Problem to solve: Make an exact copy of the data below, leaving out every picture.
>> Begin Excerpted data
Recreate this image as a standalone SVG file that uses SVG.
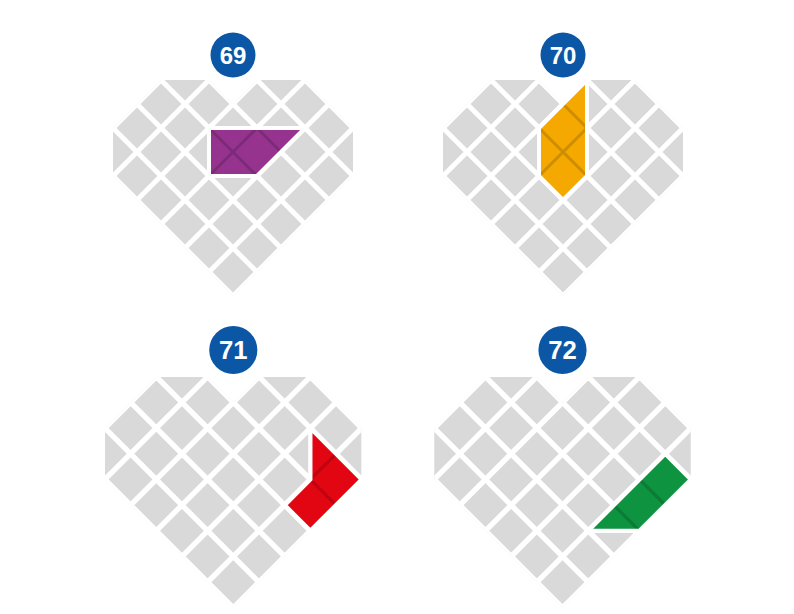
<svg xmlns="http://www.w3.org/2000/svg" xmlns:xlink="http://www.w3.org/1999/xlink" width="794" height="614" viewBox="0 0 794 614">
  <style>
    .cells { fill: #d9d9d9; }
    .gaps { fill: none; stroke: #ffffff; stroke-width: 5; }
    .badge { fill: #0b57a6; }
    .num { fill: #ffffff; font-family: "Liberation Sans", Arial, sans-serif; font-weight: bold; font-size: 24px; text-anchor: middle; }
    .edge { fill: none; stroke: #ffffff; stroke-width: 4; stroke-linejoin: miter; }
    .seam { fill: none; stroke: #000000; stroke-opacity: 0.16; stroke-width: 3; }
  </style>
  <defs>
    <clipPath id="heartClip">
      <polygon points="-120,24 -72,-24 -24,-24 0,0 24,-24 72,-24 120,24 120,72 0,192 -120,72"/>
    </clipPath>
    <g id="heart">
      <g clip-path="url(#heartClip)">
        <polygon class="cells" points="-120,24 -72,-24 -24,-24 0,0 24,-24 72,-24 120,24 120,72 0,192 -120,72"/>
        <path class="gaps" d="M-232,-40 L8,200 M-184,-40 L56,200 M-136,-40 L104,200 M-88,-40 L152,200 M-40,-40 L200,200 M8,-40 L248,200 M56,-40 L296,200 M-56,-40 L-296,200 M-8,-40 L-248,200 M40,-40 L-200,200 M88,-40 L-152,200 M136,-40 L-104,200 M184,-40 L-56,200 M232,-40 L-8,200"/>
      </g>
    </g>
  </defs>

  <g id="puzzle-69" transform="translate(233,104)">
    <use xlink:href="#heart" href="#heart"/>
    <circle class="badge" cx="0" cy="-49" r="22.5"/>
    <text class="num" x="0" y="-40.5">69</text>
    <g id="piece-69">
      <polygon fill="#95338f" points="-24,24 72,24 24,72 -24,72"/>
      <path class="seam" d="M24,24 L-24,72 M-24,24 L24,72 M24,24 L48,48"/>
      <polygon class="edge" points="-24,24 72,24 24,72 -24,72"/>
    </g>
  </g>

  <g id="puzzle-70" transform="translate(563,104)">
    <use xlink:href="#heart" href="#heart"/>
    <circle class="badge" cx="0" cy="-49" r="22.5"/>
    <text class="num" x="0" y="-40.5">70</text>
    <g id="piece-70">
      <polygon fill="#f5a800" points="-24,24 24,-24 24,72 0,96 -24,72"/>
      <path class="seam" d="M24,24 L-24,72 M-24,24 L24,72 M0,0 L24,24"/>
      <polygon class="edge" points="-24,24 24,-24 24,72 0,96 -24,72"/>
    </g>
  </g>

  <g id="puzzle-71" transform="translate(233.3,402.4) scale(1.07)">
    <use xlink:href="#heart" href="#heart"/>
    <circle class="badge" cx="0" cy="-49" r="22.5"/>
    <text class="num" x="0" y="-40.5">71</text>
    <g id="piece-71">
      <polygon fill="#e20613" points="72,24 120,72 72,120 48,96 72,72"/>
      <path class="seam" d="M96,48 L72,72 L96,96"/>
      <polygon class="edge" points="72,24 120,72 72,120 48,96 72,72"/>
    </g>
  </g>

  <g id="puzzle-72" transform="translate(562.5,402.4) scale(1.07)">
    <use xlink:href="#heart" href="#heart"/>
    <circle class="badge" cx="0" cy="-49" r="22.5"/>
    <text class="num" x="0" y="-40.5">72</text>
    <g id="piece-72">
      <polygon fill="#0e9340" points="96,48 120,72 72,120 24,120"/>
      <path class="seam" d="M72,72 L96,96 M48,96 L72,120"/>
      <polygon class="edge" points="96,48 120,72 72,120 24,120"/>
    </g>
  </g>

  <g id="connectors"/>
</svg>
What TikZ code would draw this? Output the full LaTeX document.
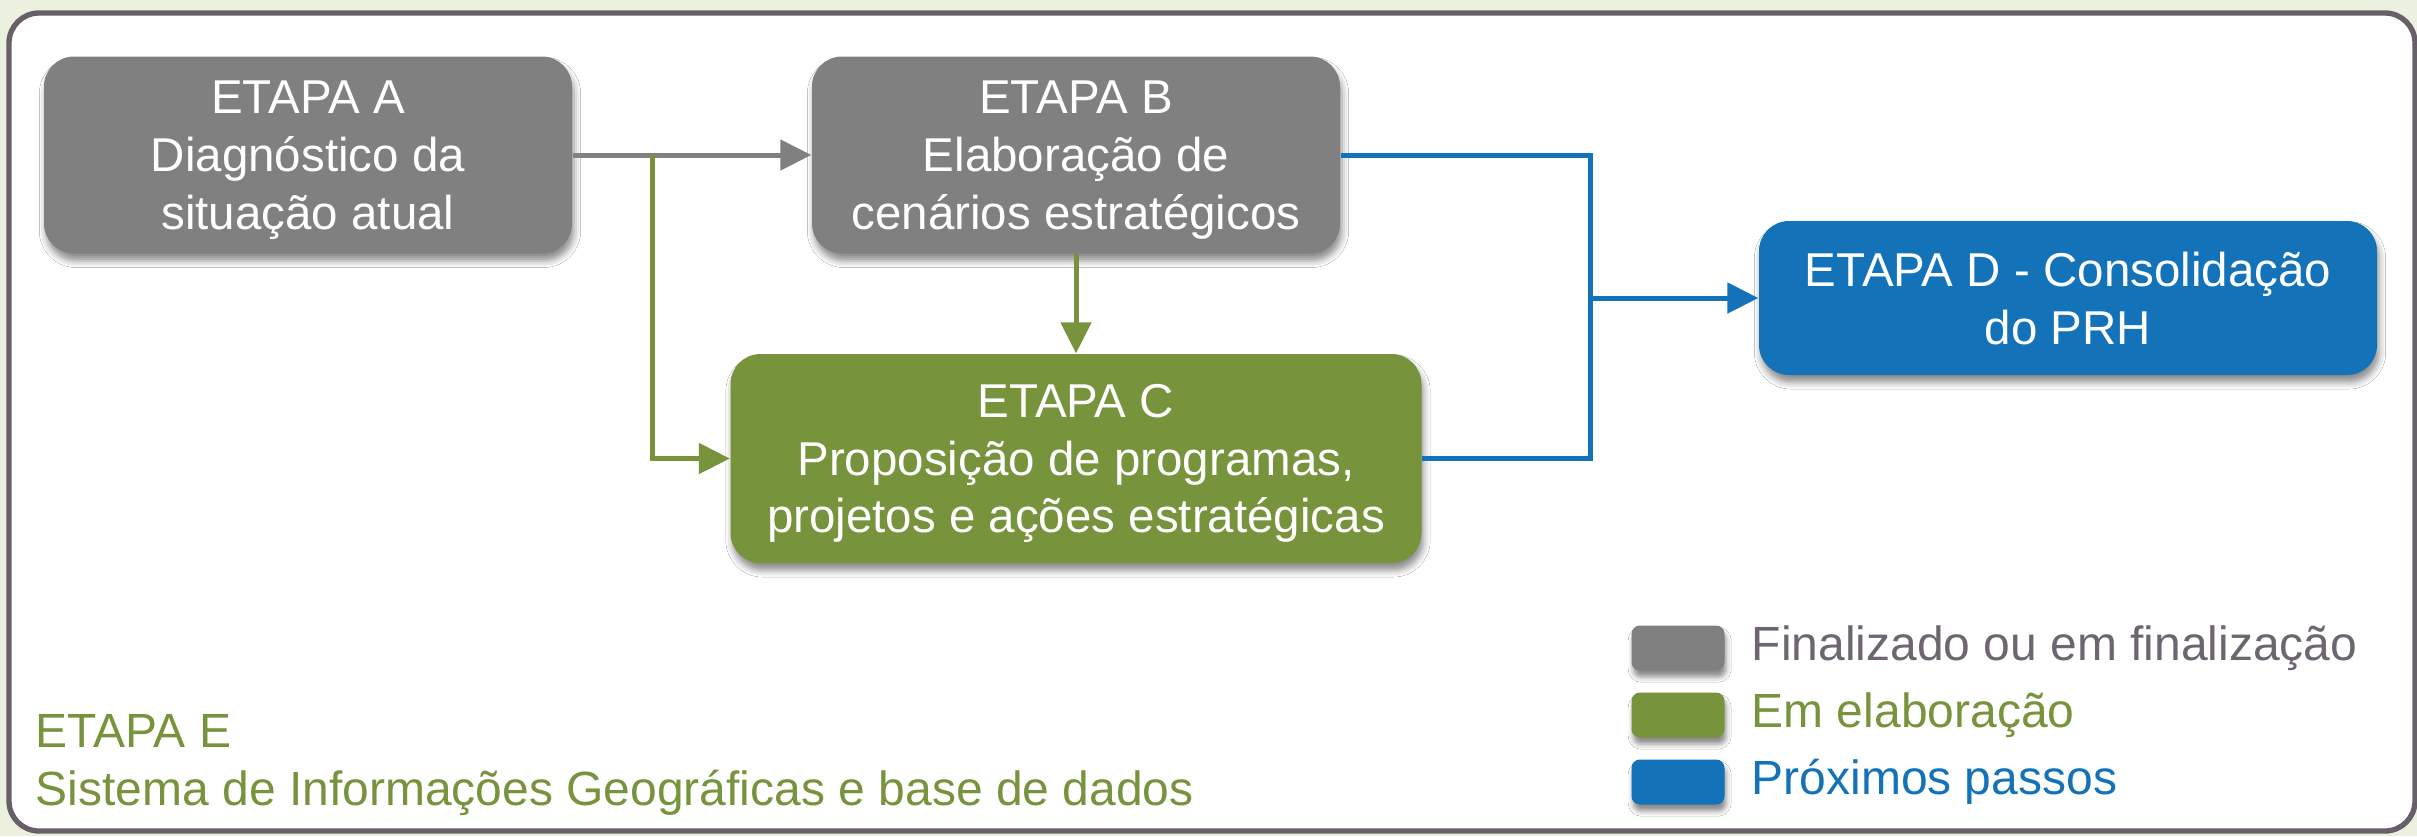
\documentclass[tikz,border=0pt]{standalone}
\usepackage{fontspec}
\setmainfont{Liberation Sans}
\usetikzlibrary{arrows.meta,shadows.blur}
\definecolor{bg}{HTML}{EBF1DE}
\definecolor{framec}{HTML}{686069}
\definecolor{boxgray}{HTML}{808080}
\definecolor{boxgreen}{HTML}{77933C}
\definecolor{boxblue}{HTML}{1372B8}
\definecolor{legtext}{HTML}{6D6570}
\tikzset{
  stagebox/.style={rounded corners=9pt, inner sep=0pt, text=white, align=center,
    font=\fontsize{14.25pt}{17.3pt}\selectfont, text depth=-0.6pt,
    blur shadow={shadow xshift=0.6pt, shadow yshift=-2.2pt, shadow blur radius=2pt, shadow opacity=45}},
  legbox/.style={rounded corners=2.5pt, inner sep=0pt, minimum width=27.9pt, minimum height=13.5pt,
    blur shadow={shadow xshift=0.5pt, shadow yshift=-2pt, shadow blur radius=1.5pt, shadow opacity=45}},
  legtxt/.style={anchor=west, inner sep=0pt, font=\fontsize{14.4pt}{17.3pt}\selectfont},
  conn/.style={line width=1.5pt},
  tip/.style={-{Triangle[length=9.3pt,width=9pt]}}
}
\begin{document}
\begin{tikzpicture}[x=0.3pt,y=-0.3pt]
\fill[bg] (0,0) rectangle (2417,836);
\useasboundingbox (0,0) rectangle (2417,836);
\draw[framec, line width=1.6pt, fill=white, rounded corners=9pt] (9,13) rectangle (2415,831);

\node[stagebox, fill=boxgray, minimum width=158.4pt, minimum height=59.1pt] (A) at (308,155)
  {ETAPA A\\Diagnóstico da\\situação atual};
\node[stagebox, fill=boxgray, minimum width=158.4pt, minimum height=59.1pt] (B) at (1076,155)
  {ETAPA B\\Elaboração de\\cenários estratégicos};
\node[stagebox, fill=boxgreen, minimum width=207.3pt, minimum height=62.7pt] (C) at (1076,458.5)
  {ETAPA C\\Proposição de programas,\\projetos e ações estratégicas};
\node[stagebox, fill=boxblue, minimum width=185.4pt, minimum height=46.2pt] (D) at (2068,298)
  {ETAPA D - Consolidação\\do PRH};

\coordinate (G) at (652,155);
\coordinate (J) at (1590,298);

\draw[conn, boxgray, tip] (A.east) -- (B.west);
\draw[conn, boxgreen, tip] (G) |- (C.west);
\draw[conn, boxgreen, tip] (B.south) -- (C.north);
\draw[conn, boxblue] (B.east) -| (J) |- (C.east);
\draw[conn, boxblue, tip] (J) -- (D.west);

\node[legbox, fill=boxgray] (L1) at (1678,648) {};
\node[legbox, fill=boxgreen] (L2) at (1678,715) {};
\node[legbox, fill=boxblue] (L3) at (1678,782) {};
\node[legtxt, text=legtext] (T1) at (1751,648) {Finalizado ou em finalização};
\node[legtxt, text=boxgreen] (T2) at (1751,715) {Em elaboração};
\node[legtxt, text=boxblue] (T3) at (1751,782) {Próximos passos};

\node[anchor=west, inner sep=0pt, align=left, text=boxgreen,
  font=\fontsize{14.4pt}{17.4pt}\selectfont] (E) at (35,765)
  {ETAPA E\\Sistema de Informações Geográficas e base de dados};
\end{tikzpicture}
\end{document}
>> End Excerpted data
Answer for this exercise:
Recreate this image as a standalone SVG file that uses SVG.
<svg xmlns="http://www.w3.org/2000/svg" xmlns:xlink="http://www.w3.org/1999/xlink" width="794" height="614" viewBox="0 0 794 614">
  <style>
    .cells { fill: #d9d9d9; }
    .gaps { fill: none; stroke: #ffffff; stroke-width: 5; }
    .badge { fill: #0b57a6; }
    .num { fill: #ffffff; font-family: "Liberation Sans", Arial, sans-serif; font-weight: bold; font-size: 24px; text-anchor: middle; }
    .edge { fill: none; stroke: #ffffff; stroke-width: 4; stroke-linejoin: miter; }
    .seam { fill: none; stroke: #000000; stroke-opacity: 0.16; stroke-width: 3; }
  </style>
  <defs>
    <clipPath id="heartClip">
      <polygon points="-120,24 -72,-24 -24,-24 0,0 24,-24 72,-24 120,24 120,72 0,192 -120,72"/>
    </clipPath>
    <g id="heart">
      <g clip-path="url(#heartClip)">
        <polygon class="cells" points="-120,24 -72,-24 -24,-24 0,0 24,-24 72,-24 120,24 120,72 0,192 -120,72"/>
        <path class="gaps" d="M-232,-40 L8,200 M-184,-40 L56,200 M-136,-40 L104,200 M-88,-40 L152,200 M-40,-40 L200,200 M8,-40 L248,200 M56,-40 L296,200 M-56,-40 L-296,200 M-8,-40 L-248,200 M40,-40 L-200,200 M88,-40 L-152,200 M136,-40 L-104,200 M184,-40 L-56,200 M232,-40 L-8,200"/>
      </g>
    </g>
  </defs>

  <g id="puzzle-69" transform="translate(233,104)">
    <use xlink:href="#heart" href="#heart"/>
    <circle class="badge" cx="0" cy="-49" r="22.5"/>
    <text class="num" x="0" y="-40.5">69</text>
    <g id="piece-69">
      <polygon fill="#95338f" points="-24,24 72,24 24,72 -24,72"/>
      <path class="seam" d="M24,24 L-24,72 M-24,24 L24,72 M24,24 L48,48"/>
      <polygon class="edge" points="-24,24 72,24 24,72 -24,72"/>
    </g>
  </g>

  <g id="puzzle-70" transform="translate(563,104)">
    <use xlink:href="#heart" href="#heart"/>
    <circle class="badge" cx="0" cy="-49" r="22.5"/>
    <text class="num" x="0" y="-40.5">70</text>
    <g id="piece-70">
      <polygon fill="#f5a800" points="-24,24 24,-24 24,72 0,96 -24,72"/>
      <path class="seam" d="M24,24 L-24,72 M-24,24 L24,72 M0,0 L24,24"/>
      <polygon class="edge" points="-24,24 24,-24 24,72 0,96 -24,72"/>
    </g>
  </g>

  <g id="puzzle-71" transform="translate(233.3,402.4) scale(1.07)">
    <use xlink:href="#heart" href="#heart"/>
    <circle class="badge" cx="0" cy="-49" r="22.5"/>
    <text class="num" x="0" y="-40.5">71</text>
    <g id="piece-71">
      <polygon fill="#e20613" points="72,24 120,72 72,120 48,96 72,72"/>
      <path class="seam" d="M96,48 L72,72 L96,96"/>
      <polygon class="edge" points="72,24 120,72 72,120 48,96 72,72"/>
    </g>
  </g>

  <g id="puzzle-72" transform="translate(562.5,402.4) scale(1.07)">
    <use xlink:href="#heart" href="#heart"/>
    <circle class="badge" cx="0" cy="-49" r="22.5"/>
    <text class="num" x="0" y="-40.5">72</text>
    <g id="piece-72">
      <polygon fill="#0e9340" points="96,48 120,72 72,120 24,120"/>
      <path class="seam" d="M72,72 L96,96 M48,96 L72,120"/>
      <polygon class="edge" points="96,48 120,72 72,120 24,120"/>
    </g>
  </g>

  <g id="connectors"/>
</svg>
What TikZ code would draw this? Output the full LaTeX document.
\documentclass[tikz,border=0pt]{standalone}
\usepackage{fontspec}
\setmainfont{Liberation Sans}
\usetikzlibrary{arrows.meta,shadows.blur}
\definecolor{bg}{HTML}{EBF1DE}
\definecolor{framec}{HTML}{686069}
\definecolor{boxgray}{HTML}{808080}
\definecolor{boxgreen}{HTML}{77933C}
\definecolor{boxblue}{HTML}{1372B8}
\definecolor{legtext}{HTML}{6D6570}
\tikzset{
  stagebox/.style={rounded corners=9pt, inner sep=0pt, text=white, align=center,
    font=\fontsize{14.25pt}{17.3pt}\selectfont, text depth=-0.6pt,
    blur shadow={shadow xshift=0.6pt, shadow yshift=-2.2pt, shadow blur radius=2pt, shadow opacity=45}},
  legbox/.style={rounded corners=2.5pt, inner sep=0pt, minimum width=27.9pt, minimum height=13.5pt,
    blur shadow={shadow xshift=0.5pt, shadow yshift=-2pt, shadow blur radius=1.5pt, shadow opacity=45}},
  legtxt/.style={anchor=west, inner sep=0pt, font=\fontsize{14.4pt}{17.3pt}\selectfont},
  conn/.style={line width=1.5pt},
  tip/.style={-{Triangle[length=9.3pt,width=9pt]}}
}
\begin{document}
\begin{tikzpicture}[x=0.3pt,y=-0.3pt]
\fill[bg] (0,0) rectangle (2417,836);
\useasboundingbox (0,0) rectangle (2417,836);
\draw[framec, line width=1.6pt, fill=white, rounded corners=9pt] (9,13) rectangle (2415,831);

\node[stagebox, fill=boxgray, minimum width=158.4pt, minimum height=59.1pt] (A) at (308,155)
  {ETAPA A\\Diagnóstico da\\situação atual};
\node[stagebox, fill=boxgray, minimum width=158.4pt, minimum height=59.1pt] (B) at (1076,155)
  {ETAPA B\\Elaboração de\\cenários estratégicos};
\node[stagebox, fill=boxgreen, minimum width=207.3pt, minimum height=62.7pt] (C) at (1076,458.5)
  {ETAPA C\\Proposição de programas,\\projetos e ações estratégicas};
\node[stagebox, fill=boxblue, minimum width=185.4pt, minimum height=46.2pt] (D) at (2068,298)
  {ETAPA D - Consolidação\\do PRH};

\coordinate (G) at (652,155);
\coordinate (J) at (1590,298);

\draw[conn, boxgray, tip] (A.east) -- (B.west);
\draw[conn, boxgreen, tip] (G) |- (C.west);
\draw[conn, boxgreen, tip] (B.south) -- (C.north);
\draw[conn, boxblue] (B.east) -| (J) |- (C.east);
\draw[conn, boxblue, tip] (J) -- (D.west);

\node[legbox, fill=boxgray] (L1) at (1678,648) {};
\node[legbox, fill=boxgreen] (L2) at (1678,715) {};
\node[legbox, fill=boxblue] (L3) at (1678,782) {};
\node[legtxt, text=legtext] (T1) at (1751,648) {Finalizado ou em finalização};
\node[legtxt, text=boxgreen] (T2) at (1751,715) {Em elaboração};
\node[legtxt, text=boxblue] (T3) at (1751,782) {Próximos passos};

\node[anchor=west, inner sep=0pt, align=left, text=boxgreen,
  font=\fontsize{14.4pt}{17.4pt}\selectfont] (E) at (35,765)
  {ETAPA E\\Sistema de Informações Geográficas e base de dados};
\end{tikzpicture}
\end{document}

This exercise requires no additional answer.